Leave the pictures out and retype the lines from the beginning through the line with "minimum width=147pt, minimum", both ends included.

####################

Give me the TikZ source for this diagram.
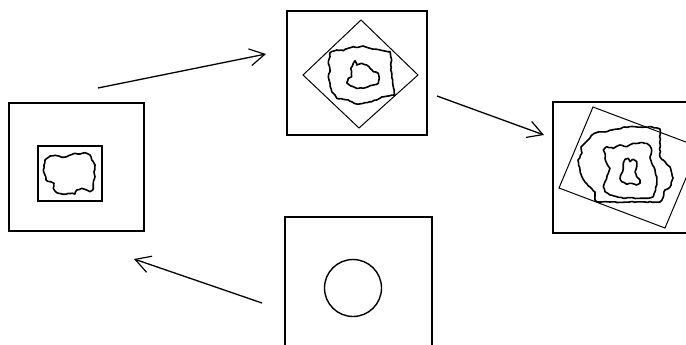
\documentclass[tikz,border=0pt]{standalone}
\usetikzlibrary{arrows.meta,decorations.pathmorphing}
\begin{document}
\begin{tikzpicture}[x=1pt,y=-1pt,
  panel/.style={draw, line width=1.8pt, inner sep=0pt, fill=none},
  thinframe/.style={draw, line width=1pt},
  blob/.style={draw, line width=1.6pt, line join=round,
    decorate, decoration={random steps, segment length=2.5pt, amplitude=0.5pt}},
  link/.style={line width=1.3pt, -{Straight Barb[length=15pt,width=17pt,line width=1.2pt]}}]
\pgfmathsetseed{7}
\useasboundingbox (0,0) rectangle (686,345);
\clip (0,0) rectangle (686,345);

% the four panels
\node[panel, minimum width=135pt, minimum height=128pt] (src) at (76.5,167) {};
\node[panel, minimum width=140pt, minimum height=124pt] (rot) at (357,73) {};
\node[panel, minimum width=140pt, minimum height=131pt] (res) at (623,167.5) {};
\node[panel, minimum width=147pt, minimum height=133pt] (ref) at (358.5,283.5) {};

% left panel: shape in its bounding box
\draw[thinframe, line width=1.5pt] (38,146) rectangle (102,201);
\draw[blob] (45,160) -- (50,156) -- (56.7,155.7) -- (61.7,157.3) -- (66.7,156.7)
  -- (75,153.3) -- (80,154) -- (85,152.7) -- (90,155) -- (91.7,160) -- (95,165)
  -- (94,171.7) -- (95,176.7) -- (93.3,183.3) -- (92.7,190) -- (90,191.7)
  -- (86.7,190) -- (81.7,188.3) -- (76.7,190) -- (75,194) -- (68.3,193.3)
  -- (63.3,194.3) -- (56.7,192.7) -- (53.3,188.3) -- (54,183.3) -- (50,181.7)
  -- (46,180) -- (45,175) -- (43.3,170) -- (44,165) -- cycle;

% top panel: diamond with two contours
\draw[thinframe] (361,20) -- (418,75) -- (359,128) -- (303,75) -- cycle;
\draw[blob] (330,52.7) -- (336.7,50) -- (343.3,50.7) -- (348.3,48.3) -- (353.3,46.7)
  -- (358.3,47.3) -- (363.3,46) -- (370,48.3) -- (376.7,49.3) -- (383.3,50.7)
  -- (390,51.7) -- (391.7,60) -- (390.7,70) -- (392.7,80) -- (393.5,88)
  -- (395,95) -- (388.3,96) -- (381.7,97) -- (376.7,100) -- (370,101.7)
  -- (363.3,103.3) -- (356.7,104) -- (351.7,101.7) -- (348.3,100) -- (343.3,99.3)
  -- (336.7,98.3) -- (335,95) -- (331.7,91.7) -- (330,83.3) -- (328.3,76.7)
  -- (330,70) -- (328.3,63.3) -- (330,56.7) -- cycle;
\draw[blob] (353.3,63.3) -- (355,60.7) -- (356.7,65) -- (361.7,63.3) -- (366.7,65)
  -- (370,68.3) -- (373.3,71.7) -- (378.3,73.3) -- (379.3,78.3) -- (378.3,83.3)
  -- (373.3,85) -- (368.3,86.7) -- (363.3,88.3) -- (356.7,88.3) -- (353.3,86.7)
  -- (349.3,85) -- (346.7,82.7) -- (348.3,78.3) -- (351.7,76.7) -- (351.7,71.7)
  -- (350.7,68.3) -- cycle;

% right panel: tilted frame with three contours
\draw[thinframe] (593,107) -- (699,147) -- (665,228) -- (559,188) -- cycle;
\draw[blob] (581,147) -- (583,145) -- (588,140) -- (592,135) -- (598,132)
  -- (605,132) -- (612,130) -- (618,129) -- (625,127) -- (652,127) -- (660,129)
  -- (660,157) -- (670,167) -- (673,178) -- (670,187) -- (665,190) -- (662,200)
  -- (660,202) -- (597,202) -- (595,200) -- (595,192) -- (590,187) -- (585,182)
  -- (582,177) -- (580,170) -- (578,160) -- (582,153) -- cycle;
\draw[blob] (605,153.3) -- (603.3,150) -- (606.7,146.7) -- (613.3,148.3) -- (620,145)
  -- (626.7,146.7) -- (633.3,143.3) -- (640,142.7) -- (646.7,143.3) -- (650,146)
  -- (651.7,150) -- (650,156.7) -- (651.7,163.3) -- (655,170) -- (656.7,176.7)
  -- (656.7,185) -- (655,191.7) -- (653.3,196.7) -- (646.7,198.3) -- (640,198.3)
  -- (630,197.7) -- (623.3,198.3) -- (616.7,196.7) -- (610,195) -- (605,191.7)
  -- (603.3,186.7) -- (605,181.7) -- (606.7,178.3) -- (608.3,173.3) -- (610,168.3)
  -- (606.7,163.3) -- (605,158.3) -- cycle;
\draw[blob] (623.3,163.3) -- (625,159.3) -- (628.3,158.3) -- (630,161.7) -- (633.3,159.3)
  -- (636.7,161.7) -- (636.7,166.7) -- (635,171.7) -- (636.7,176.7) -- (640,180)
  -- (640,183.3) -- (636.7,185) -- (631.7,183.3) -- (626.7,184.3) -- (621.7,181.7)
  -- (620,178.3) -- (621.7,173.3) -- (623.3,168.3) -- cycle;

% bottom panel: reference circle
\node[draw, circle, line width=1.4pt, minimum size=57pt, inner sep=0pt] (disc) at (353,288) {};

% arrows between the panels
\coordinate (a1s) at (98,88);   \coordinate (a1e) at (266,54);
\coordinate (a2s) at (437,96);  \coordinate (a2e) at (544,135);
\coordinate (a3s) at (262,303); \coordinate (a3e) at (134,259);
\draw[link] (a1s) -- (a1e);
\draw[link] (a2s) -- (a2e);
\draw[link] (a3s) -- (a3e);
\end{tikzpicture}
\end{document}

####################

Solution for this task:
Give me the TikZ source for this diagram.
\documentclass[tikz,border=0pt]{standalone}
\usetikzlibrary{arrows.meta,decorations.pathmorphing}
\begin{document}
\begin{tikzpicture}[x=1pt,y=-1pt,
  panel/.style={draw, line width=1.8pt, inner sep=0pt, fill=none},
  thinframe/.style={draw, line width=1pt},
  blob/.style={draw, line width=1.6pt, line join=round,
    decorate, decoration={random steps, segment length=2.5pt, amplitude=0.5pt}},
  link/.style={line width=1.3pt, -{Straight Barb[length=15pt,width=17pt,line width=1.2pt]}}]
\pgfmathsetseed{7}
\useasboundingbox (0,0) rectangle (686,345);
\clip (0,0) rectangle (686,345);

% the four panels
\node[panel, minimum width=135pt, minimum height=128pt] (src) at (76.5,167) {};
\node[panel, minimum width=140pt, minimum height=124pt] (rot) at (357,73) {};
\node[panel, minimum width=140pt, minimum height=131pt] (res) at (623,167.5) {};
\node[panel, minimum width=147pt, minimum height=133pt] (ref) at (358.5,283.5) {};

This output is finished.